The fast fashion industry, driven by persistent consumer demand for affordable and trendy apparel, operates in a competitive landscape with rapid shifts in consumer trends. Weekly production and distribution of new products are common practices, often prioritizing cost-efficiency over environmental and social considerations. Artificial Intelligence (AI), particularly the Behavioral Foundation Model (BFM), emerges as a crucial tool to alleviate the adverse environmental, social, and governance (ESG) impacts associated with the mismanagement and waste in the fast fashion sector, and concurrently mitigates financial losses. This paper delves into three key applications of the BFM in the fashion industry, specifically addressing returns management, weather volatilities, and overall corporate ESG strategy.
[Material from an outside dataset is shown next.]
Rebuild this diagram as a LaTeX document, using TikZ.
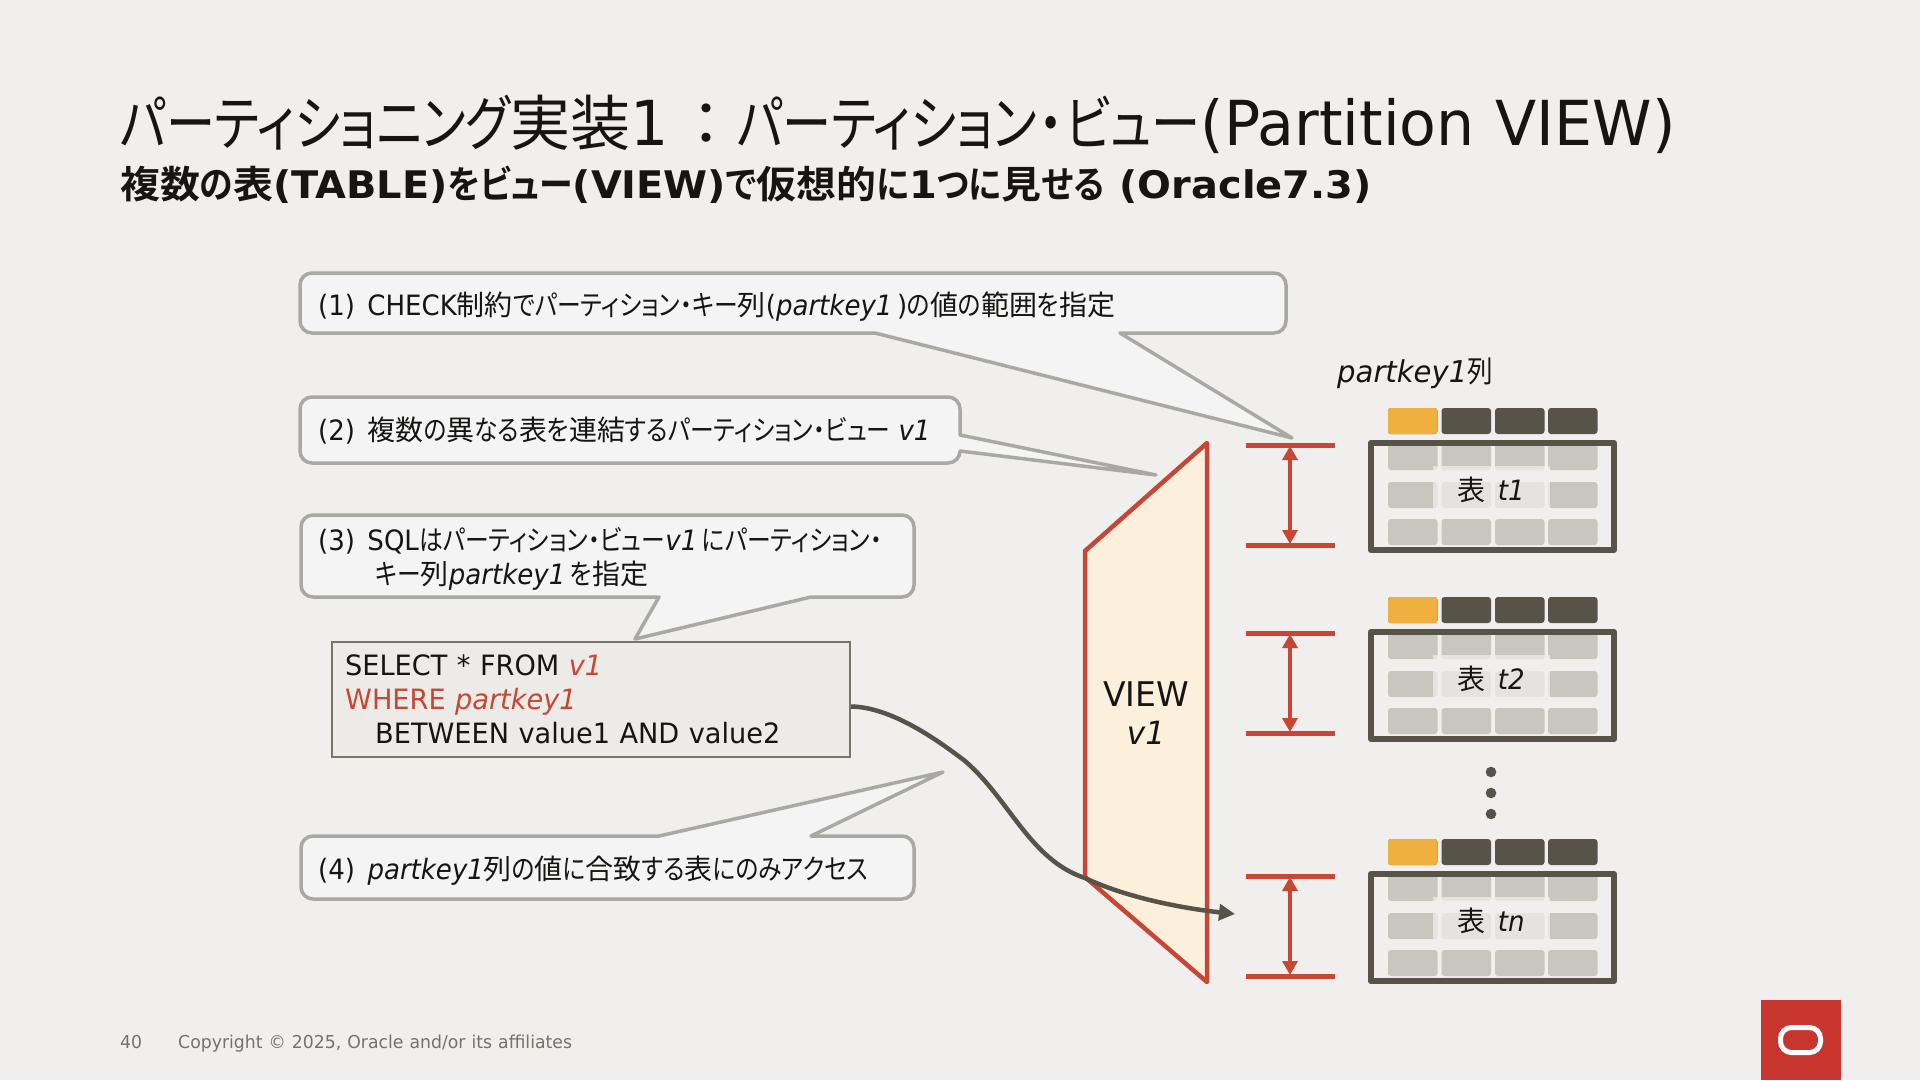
\documentclass[tikz,border=0pt]{standalone}
\usepackage{fontspec}
\usepackage{graphicx}
\usetikzlibrary{arrows.meta}
\setmainfont{DejaVu Sans}[FakeStretch=0.97,WordSpace=1.1]
\newfontfamily\cf{DejaVu Sans}[FakeStretch=0.93,WordSpace=1.5]
\newfontfamily\lb{DejaVu Sans Bold}[FakeStretch=1.05,WordSpace=1.1]
\newfontfamily\jpf{Noto Sans CJK JP}
\newfontfamily\jpk{Noto Sans CJK JP}[RawFeature=+palt,FakeStretch=0.85]
\newfontfamily\jptk{Noto Sans CJK JP}[RawFeature=+palt,FakeStretch=0.82]
\newfontfamily\jpb{Noto Sans CJK JP Bold}[FakeStretch=1.05]
\newfontfamily\jpbk{Noto Sans CJK JP Bold}[RawFeature=+palt,FakeStretch=0.89]
\newcommand{\J}[1]{{\jpf #1}}
\newcommand{\K}[1]{{\jpk #1}}
\newcommand{\TK}[1]{{\jptk #1}}
\newcommand{\B}[1]{{\jpb #1}}
\newcommand{\BK}[1]{{\jpbk #1}}
\newcommand{\I}[1]{\textit{#1}}
\newcommand{\FS}[1]{\fontsize{#1}{#1}\selectfont}
\definecolor{bg}{HTML}{F1EFED}
\definecolor{ink}{HTML}{161513}
\definecolor{redd}{HTML}{C74634}
\definecolor{calloutline}{HTML}{A8A8A5}
\definecolor{calloutfill}{HTML}{F4F4F4}
\definecolor{sqlfill}{HTML}{ECEBE8}
\definecolor{dark}{HTML}{575349}
\definecolor{cellc}{HTML}{C9C6C0}
\definecolor{amber}{HTML}{F0B03F}
\definecolor{viewfill}{HTML}{FCEFDC}
\definecolor{logored}{HTML}{C8352F}
\definecolor{foot}{HTML}{75716B}
\tikzset{
  x=1pt,y=-1pt,
  txt/.style={anchor=base west,inner sep=0pt,text=ink},
  ctxt/.style={txt,font=\cf\FS{28}},
  sqltxt/.style={txt,font=\FS{28}},
  callout/.style={draw=calloutline,fill=calloutfill,line width=3.5pt,line join=round},
  redbar/.style={draw=redd,line width=5pt},
  redarrow/.style={draw=redd,line width=4.5pt,{Triangle[length=14pt,width=15pt]}-{Triangle[length=14pt,width=15pt]},shorten <=1pt,shorten >=1pt},
  hcell/.style={rounded corners=3pt},
  frameb/.style={draw=dark,line width=6pt,line join=round},
  labelbg/.style={fill=bg,fill opacity=.72},
}
\newcommand{\tbl}[3]{% name, top, label
  \foreach \cx in {1388,1441.5,1495,1548}{%
    \fill[dark,hcell] (\cx,#2-32) rectangle ++(49.5,26);
    \fill[cellc,hcell] (\cx,#2+4) rectangle ++(49.5,26);
    \fill[cellc,hcell] (\cx,#2+42) rectangle ++(49.5,26);
    \fill[cellc,hcell] (\cx,#2+79) rectangle ++(49.5,26);
  }
  \fill[amber,hcell] (1388,#2-32) rectangle ++(49.5,26);
  \draw[frameb] (1371,#2+3) rectangle (1614,#2+110);
  \fill[labelbg] (1433,#2+26) rectangle (1550,#2+74);
  \node[anchor=base,inner sep=0pt,text=ink,font=\cf\FS{28}] (#1) at (1491,#2+60) {\J{表} \I{#3}};
}
\newcommand{\gap}[2]{% top y, bottom y
  \coordinate (a) at (1246,#1); \coordinate (b) at (1335,#1);
  \coordinate (c) at (1246,#2); \coordinate (d) at (1335,#2);
  \coordinate (e) at (1290,#1); \coordinate (f) at (1290,#2);
  \draw[redbar] (a) -- (b);
  \draw[redbar] (c) -- (d);
  \draw[redarrow] (e) -- (f);
}
\begin{document}
\begin{tikzpicture}
\useasboundingbox (0,0) rectangle (1920,1080);
\fill[bg] (0,0) rectangle (1920,1080);

% titles
\node[txt,font=\FS{60}] (title) at (120,145) {\TK{パーティショニング}\J{実装}{\FS{62}1}\hspace{8pt}\J{：}\TK{パーティション}\hspace{2pt}\TK{・}\hspace{2pt}\TK{ビュー}{\FS{62}(Partition VIEW)}};
\node[txt,font=\FS{38}\lb] (subtitle) at (120,198) {\B{複数}\BK{の}\B{表}(TABLE)\BK{をビュー}(VIEW)\BK{で}\B{仮想的}\BK{に}1\BK{つに}\B{見}\BK{せる} (Oracle7.3)};

% callouts
\draw[callout] (600,273) [rounded corners=12pt] -- (1286,273) -- (1286,333) [sharp corners] -- (1120,333) -- (1292,438) -- (875,333) [rounded corners=12pt] -- (300,333) -- (300,273) -- cycle;
\draw[callout] (600,397) [rounded corners=12pt] -- (960,397) [sharp corners] -- (960,435) -- (1156,475) -- (960,451) [rounded corners=12pt] -- (960,463) -- (300,463) -- (300,397) -- cycle;
\draw[callout] (600,515) [rounded corners=12pt] -- (914,515) -- (914,597) [sharp corners] -- (811,597) -- (635,639) -- (659,597) [rounded corners=12pt] -- (301,597) -- (301,515) -- cycle;
\draw[callout] (600,899) [rounded corners=12pt] -- (301,899) -- (301,836) [sharp corners] -- (659,836) -- (943,772) -- (811,836) [rounded corners=12pt] -- (914,836) -- (914,899) -- cycle;

\node[ctxt] (c1) at (318,315) {(1) CHECK\J{制約}\K{でパーティション・キー}\J{列}(\I{partkey1}\,)\K{の}\J{値}\K{の}\J{範囲}\K{を}\J{指定}};
\node[ctxt] (c2) at (318,440) {(2) \J{複数}\K{の}\J{異}\K{なる}\J{表}\K{を}\J{連結}\K{するパーティション・ビュー}\hspace{8pt}\I{v1}};
\node[ctxt] (c3a) at (318,550) {(3) SQL\K{はパーティション・ビュー}\I{v1}\,\K{にパーティション・}};
\node[ctxt] (c3b) at (375,584) {\K{キー}\J{列}\I{partkey1}\,\K{を}\J{指定}};
\node[ctxt] (c4) at (318,879) {(4) \I{partkey1}\J{列}\K{の}\J{値}\K{に}\J{合致}\K{する}\J{表}\K{にのみアクセス}};

% sql box
\node[draw=dark!80,fill=sqlfill,line width=2pt,minimum width=518.5pt,minimum height=115pt,inner sep=0pt,anchor=north west] (sql) at (330.5,641) {};
\node[sqltxt] (s1) at (345,675) {SELECT * FROM \textcolor{redd}{\I{v1}}};
\node[sqltxt] (s2) at (345,709) {\textcolor{redd}{WHERE \I{partkey1}}};
\node[sqltxt] (s3) at (375,743) {BETWEEN value1 AND value2};

% view
\filldraw[fill=viewfill,draw=redd,line width=4.5pt,line join=round] (1085,551) -- (1207,443) -- (1207,982) -- (1085,877) -- cycle;
\node[anchor=base,inner sep=0pt,text=ink,font=\FS{34}] (vw) at (1146,706) {VIEW};
\node[anchor=base,inner sep=0pt,text=ink,font=\FS{32}] (vv) at (1146,744) {\I{v1}};

% gaps
\gap{445}{545}
\gap{633}{733}
\gap{876}{976}

% tables
\node[txt,font=\FS{30}] (pk) at (1337,382) {\I{partkey1}\K{列}};
\tbl{t1}{440}{t1}
\tbl{t2}{629}{t2}
\tbl{tn}{871}{tn}
\foreach \dy/\nm in {772/da,793/db,814/dc}{\fill[dark] (1491,\dy) circle (5.3pt);}

% curve
\coordinate (tip) at (1235,914);
\draw[dark,line width=4.5pt,-{Triangle[length=16pt,width=16pt]}] (sql.east) ++(0,7) .. controls (890,707) and (935,738) .. (965,761) .. controls (1010,800) and (1030,860) .. (1085,878) .. controls (1125,897) and (1180,908) .. (tip);

% footer
\node[txt,font=\FS{17.8},text=foot] (pg) at (120,1048) {40};
\node[txt,font=\FS{17.8},text=foot] (copy) at (178,1048) {Copyright © 2025, Oracle and/or its affiliates};

% logo
\fill[logored] (1761,1000) rectangle (1841,1080);
\draw[white,line width=5pt,rounded corners=11pt] (1780.5,1027.5) rectangle (1820.5,1052.5);
\end{tikzpicture}
\end{document}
Historically, global brands prioritized cost reduction and typically outsourced production along with the responsibility for environmental and social issues to subcontractors in developing economies like Bangladesh and Vietnam (WTO 80). However, today’s fast fashion industry contributes enormously to global environmental issues. Therefore, it is imperative for brands to be accountable for concerns related to social and environmental sustainability. To elaborate, 8.8 percent of global carbon emissions are emitted by the fashion industry. At the same time, the fast fashion industry is responsible for 1.7 percent of the global GDP (Statista 3). This comparison highlights the carbon-intensive production and distribution process of the fashion industry. Environmental issues such as waste production, water pollution, and excessive water use are linked to this industry. Furthermore, the negative social impact of the fast fashion industry, known for poor working conditions and health and safety concerns, is often criticized. Fast fashion is also considered one of the most polluting industries (Dzhengiz et al.) — it is not only a contributor to climate change but will be affected by the physical and transitional risks of the climate crisis such as severe weather events or changing weather patterns (Oh et al.). Simultaneously, the evolving consumer inclination towards sustainable products is increasing (refer to Figure 1).